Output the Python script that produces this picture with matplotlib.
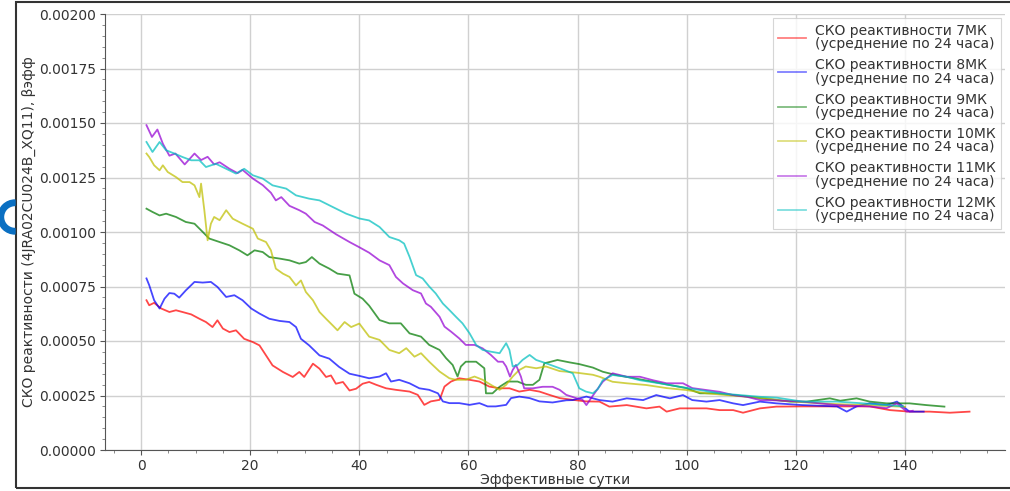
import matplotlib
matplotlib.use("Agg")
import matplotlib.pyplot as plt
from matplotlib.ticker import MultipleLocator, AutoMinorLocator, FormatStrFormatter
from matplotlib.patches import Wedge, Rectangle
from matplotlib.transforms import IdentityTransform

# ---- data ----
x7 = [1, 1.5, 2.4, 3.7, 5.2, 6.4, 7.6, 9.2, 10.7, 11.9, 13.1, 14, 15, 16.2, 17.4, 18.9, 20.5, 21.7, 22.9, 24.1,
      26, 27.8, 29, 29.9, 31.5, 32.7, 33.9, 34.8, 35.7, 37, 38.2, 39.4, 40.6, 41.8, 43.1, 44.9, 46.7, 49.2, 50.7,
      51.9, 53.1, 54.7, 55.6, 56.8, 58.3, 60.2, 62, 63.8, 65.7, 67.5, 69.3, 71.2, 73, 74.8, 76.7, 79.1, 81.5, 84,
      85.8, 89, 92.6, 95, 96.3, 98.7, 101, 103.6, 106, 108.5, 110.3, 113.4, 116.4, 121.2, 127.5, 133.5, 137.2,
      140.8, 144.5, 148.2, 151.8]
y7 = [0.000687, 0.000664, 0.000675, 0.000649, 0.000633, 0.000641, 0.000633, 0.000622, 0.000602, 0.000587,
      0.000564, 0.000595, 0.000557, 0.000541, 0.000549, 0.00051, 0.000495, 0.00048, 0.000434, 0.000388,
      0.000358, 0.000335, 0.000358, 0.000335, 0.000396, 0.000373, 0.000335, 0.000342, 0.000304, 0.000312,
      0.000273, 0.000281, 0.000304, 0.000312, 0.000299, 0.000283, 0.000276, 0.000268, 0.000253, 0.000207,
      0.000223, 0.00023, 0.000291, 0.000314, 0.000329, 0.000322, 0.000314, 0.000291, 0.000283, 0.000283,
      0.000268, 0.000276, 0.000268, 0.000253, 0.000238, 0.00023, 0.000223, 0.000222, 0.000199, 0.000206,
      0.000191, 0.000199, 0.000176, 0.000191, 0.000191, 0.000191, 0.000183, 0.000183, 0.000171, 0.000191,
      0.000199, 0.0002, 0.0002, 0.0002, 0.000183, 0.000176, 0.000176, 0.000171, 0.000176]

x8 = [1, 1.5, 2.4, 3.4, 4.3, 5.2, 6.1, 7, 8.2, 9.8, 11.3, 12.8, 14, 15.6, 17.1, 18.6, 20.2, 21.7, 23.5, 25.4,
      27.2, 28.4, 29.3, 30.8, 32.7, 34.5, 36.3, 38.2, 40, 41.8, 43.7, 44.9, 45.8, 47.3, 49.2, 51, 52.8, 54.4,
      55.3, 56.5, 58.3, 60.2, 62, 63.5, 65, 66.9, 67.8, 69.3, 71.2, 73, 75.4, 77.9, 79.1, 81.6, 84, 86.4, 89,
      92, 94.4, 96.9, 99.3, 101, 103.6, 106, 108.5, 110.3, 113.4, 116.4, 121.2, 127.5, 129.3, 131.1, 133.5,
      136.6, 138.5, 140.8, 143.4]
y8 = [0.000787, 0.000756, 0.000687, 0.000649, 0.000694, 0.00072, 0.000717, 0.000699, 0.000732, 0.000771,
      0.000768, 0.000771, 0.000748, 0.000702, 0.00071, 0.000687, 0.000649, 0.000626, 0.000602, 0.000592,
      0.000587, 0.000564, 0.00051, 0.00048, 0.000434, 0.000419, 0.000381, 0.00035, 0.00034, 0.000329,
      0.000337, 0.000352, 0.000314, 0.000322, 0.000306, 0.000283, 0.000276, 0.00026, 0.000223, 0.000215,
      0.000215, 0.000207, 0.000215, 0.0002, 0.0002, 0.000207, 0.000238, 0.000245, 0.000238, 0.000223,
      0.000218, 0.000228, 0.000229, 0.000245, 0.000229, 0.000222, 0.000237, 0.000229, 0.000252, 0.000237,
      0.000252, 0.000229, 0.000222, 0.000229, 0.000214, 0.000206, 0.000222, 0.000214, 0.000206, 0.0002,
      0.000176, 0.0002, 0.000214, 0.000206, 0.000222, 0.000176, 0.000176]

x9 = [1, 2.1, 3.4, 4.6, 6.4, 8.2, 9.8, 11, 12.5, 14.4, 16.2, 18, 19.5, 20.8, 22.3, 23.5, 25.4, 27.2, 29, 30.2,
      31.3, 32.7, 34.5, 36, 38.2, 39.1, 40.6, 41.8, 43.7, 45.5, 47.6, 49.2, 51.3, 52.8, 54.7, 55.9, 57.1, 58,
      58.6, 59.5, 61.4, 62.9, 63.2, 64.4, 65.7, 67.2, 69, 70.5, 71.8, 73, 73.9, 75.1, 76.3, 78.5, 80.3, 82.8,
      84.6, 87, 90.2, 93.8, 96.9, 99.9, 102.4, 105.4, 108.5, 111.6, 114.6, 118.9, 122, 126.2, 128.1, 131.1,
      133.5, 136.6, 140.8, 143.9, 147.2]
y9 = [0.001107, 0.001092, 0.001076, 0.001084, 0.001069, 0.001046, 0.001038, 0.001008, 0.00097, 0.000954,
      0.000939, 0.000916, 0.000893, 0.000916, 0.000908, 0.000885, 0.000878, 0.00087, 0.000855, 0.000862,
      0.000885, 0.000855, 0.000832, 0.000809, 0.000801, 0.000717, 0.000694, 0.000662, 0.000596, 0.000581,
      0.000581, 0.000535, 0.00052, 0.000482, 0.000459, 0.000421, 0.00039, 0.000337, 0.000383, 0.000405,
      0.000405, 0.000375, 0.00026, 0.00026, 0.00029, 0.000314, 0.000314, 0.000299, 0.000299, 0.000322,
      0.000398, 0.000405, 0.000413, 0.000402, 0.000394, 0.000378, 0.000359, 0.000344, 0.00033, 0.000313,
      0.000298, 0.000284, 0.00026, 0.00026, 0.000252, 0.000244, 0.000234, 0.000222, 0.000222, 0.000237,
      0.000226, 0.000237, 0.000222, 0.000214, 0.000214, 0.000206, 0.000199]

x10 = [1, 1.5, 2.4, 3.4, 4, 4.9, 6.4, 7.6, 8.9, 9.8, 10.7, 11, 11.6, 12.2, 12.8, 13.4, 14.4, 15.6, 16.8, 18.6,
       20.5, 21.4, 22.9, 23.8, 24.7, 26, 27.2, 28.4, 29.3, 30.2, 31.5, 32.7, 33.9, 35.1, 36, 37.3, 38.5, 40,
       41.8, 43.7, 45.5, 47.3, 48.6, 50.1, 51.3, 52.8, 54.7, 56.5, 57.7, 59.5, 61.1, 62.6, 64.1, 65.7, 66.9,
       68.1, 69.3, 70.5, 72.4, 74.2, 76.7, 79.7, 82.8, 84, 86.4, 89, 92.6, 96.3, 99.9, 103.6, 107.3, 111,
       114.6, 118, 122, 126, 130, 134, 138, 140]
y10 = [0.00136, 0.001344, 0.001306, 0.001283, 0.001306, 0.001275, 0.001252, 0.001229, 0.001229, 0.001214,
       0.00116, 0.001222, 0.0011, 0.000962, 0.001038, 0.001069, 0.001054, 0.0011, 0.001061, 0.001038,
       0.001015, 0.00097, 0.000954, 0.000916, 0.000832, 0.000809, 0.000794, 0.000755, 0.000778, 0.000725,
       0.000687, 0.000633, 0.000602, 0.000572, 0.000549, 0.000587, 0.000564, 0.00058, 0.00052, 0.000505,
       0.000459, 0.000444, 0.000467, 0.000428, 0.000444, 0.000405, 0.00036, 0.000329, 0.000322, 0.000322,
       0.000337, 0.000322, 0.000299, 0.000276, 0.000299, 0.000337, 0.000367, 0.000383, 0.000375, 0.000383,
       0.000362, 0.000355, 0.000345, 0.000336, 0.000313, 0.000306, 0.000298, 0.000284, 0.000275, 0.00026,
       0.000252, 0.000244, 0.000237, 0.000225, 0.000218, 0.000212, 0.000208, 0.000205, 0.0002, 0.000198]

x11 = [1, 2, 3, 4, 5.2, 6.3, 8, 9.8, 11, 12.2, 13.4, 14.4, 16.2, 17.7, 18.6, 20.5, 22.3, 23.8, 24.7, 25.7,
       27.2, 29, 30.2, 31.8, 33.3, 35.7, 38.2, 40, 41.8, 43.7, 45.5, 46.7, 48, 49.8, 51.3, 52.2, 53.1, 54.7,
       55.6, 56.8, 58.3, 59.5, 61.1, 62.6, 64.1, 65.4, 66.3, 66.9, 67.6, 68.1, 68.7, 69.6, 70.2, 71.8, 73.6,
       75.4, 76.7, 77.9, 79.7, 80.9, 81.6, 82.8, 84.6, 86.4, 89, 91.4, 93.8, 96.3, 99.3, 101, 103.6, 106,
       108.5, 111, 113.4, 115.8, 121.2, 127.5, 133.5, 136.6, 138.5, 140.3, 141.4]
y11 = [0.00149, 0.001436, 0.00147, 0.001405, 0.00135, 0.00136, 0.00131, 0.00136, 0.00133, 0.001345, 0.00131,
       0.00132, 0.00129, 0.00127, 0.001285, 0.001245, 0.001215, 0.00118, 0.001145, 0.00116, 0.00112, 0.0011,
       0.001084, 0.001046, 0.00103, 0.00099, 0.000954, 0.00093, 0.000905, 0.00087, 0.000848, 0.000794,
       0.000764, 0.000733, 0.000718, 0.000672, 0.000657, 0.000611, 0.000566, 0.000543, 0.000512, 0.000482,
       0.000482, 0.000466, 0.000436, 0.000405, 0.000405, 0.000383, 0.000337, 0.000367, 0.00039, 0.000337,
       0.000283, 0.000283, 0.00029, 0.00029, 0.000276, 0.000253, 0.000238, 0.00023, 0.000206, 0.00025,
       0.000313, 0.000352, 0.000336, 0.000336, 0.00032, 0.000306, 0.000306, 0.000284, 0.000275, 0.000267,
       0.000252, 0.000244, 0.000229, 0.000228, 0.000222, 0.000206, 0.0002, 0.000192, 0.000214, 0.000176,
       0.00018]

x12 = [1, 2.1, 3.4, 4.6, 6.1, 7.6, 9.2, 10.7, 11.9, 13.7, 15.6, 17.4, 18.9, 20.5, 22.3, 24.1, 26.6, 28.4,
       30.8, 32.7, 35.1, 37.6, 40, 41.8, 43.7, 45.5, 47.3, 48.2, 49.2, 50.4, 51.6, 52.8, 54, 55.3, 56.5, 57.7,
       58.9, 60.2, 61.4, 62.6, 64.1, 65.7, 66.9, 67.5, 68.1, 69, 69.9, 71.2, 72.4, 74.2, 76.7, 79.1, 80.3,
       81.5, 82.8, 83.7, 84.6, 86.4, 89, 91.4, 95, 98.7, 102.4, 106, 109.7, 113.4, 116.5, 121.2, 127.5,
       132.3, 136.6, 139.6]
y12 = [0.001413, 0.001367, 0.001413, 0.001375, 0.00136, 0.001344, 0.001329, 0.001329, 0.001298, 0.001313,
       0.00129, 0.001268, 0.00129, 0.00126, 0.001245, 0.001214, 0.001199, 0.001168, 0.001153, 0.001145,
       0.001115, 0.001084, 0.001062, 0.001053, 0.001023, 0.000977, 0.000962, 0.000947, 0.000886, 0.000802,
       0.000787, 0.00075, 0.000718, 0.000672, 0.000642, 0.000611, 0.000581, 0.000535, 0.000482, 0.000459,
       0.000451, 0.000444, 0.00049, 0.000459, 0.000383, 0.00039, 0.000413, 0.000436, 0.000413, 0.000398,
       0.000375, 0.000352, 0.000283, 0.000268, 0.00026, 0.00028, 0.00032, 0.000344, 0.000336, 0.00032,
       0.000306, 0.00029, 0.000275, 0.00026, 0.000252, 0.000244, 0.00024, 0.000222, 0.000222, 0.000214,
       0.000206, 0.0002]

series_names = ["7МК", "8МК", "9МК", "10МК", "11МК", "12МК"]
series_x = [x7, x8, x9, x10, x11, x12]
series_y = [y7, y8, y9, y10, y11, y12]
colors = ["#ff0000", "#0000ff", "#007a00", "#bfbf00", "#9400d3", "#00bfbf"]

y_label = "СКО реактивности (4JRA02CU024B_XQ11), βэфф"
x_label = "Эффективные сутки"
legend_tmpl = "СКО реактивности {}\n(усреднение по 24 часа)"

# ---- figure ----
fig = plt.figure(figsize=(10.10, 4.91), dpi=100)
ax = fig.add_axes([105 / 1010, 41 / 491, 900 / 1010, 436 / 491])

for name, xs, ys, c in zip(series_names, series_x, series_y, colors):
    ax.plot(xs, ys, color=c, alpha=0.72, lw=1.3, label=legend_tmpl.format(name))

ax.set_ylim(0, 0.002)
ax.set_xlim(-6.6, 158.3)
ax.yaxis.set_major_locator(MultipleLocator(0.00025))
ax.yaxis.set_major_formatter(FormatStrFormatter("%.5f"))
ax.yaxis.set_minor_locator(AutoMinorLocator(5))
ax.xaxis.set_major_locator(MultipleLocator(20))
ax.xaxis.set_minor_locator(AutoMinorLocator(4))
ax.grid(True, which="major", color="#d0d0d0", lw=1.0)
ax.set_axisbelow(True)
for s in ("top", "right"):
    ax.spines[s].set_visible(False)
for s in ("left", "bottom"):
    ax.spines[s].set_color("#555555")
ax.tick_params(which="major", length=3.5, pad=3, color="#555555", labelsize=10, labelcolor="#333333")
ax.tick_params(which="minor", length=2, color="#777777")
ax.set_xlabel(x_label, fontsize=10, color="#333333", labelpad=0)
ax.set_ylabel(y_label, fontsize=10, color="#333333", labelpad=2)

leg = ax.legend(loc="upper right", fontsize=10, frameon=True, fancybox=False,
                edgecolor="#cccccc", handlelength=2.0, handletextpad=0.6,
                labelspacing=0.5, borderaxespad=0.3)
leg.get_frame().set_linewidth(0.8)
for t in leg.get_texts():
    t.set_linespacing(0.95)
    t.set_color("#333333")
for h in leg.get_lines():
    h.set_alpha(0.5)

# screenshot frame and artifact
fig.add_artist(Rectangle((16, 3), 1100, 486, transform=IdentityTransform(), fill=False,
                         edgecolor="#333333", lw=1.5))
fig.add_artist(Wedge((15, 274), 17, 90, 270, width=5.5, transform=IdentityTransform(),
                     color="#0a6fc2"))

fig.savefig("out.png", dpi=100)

::::

### REQUIRED WORK
Without the pictures, please reproduce each line of the listing above exactly, from the first one through the line bearing "0.000176, 0.000171, 0.000176]".

### RESULT
Output the Python script that produces this picture with matplotlib.
import matplotlib
matplotlib.use("Agg")
import matplotlib.pyplot as plt
from matplotlib.ticker import MultipleLocator, AutoMinorLocator, FormatStrFormatter
from matplotlib.patches import Wedge, Rectangle
from matplotlib.transforms import IdentityTransform

# ---- data ----
x7 = [1, 1.5, 2.4, 3.7, 5.2, 6.4, 7.6, 9.2, 10.7, 11.9, 13.1, 14, 15, 16.2, 17.4, 18.9, 20.5, 21.7, 22.9, 24.1,
      26, 27.8, 29, 29.9, 31.5, 32.7, 33.9, 34.8, 35.7, 37, 38.2, 39.4, 40.6, 41.8, 43.1, 44.9, 46.7, 49.2, 50.7,
      51.9, 53.1, 54.7, 55.6, 56.8, 58.3, 60.2, 62, 63.8, 65.7, 67.5, 69.3, 71.2, 73, 74.8, 76.7, 79.1, 81.5, 84,
      85.8, 89, 92.6, 95, 96.3, 98.7, 101, 103.6, 106, 108.5, 110.3, 113.4, 116.4, 121.2, 127.5, 133.5, 137.2,
      140.8, 144.5, 148.2, 151.8]
y7 = [0.000687, 0.000664, 0.000675, 0.000649, 0.000633, 0.000641, 0.000633, 0.000622, 0.000602, 0.000587,
      0.000564, 0.000595, 0.000557, 0.000541, 0.000549, 0.00051, 0.000495, 0.00048, 0.000434, 0.000388,
      0.000358, 0.000335, 0.000358, 0.000335, 0.000396, 0.000373, 0.000335, 0.000342, 0.000304, 0.000312,
      0.000273, 0.000281, 0.000304, 0.000312, 0.000299, 0.000283, 0.000276, 0.000268, 0.000253, 0.000207,
      0.000223, 0.00023, 0.000291, 0.000314, 0.000329, 0.000322, 0.000314, 0.000291, 0.000283, 0.000283,
      0.000268, 0.000276, 0.000268, 0.000253, 0.000238, 0.00023, 0.000223, 0.000222, 0.000199, 0.000206,
      0.000191, 0.000199, 0.000176, 0.000191, 0.000191, 0.000191, 0.000183, 0.000183, 0.000171, 0.000191,
      0.000199, 0.0002, 0.0002, 0.0002, 0.000183, 0.000176, 0.000176, 0.000171, 0.000176]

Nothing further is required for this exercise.